③セレンディピティ(偶然を価値につなげる力)を育むカルチャー
急速に変化する不確実な世界では、予期せぬ出来事から価値を見出す能力が重要となります。個人もチームも、予想外の事態を積極的に受け入れ、偶然から学びを得られる環境を整えることが必要です。 このセレンディピティは、組織カルチャーを進化させる有効な手段となります。

組織は予想外の出来事を好意的に受け止め、それを経験した仲間を評価する文化を育てる必要があります。まさにスティーブ・ジョブズのコネクティング・ドットを実践すべきです。

通常とは異なる事象への関心や追求を奨励することで、学習を繰り返す組織の基盤が形成されていきます。 既存の企業・組織には、新たな自己変容を繰り返す思考軸を確立し、組織として学習し続けるカルチャーを深層部に育むことが求められます。
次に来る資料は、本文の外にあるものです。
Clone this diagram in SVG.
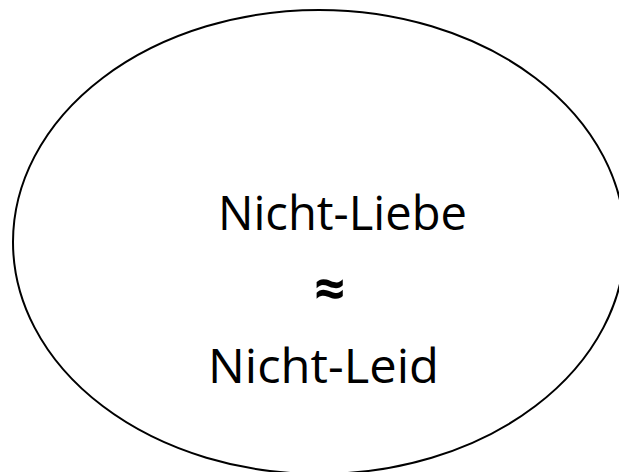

経営チームもまた、自ら学習する姿勢を持ち、新たなセンスを磨くことで、組織全体の進化を導いていく必要があります。 これらの変革は、単なる経営戦略の変更にとどまりません。それは、ビジネスの在り方そのものを根本から見直す作業です。コミュニティを基盤とした新たな価値創造の仕組みづくりが、これからの企業に求められています。

ビジネス環境が急速に変化する今日、企業の変革アプローチも進化を遂げています。デロイト トーマツ コンサルティングが提唱する「形成的変革」は、従来の「適応的変革」を超えた新しい変革の形を示しています。 これまでの適応的変革は、環境の変化に応じて組織を変えていく受動的なアプローチでした。

これからの時代に求められるのは、組織自らが能動的に環境を形作っていく「形成的変革」です。 この新しい変革を実現するために、3つの重要な力が必要とされます。

第1の「変化をとらえる力」は、環境の変化を敏感に察知し、その本質を理解する能力です。第2の「変化を駆動する力」は、組織内外のステークホルダーを巻き込み、変革のモメンタムを生み出す力です。そして第3の「変化を創る力」は、新たな価値や可能性を生み出していく創造的な能力です。

この形成的変革の実現には、先に述べた組織の進化の3要素が不可欠です。認識を創造し続けるカルチャー、イントレプレナーシップ、そしてセレンディピティを育む環境が、変革の基盤となります。 さらに、コミュニティの戦略的活用も重要です。パーパスの共有化、自律分散型の意思決定、知識・ノウハウの共有を通じて、組織全体の変革力を高めていきます。

これからの企業には、環境変化への適応だけでなく、自ら未来を形作っていく主体性が求められています。形成的変革は、そのための新しい道筋を示しているのです。この変革に成功する組織こそが、不確実な時代を勝ち抜いていけるというのが本書のメッセージになります。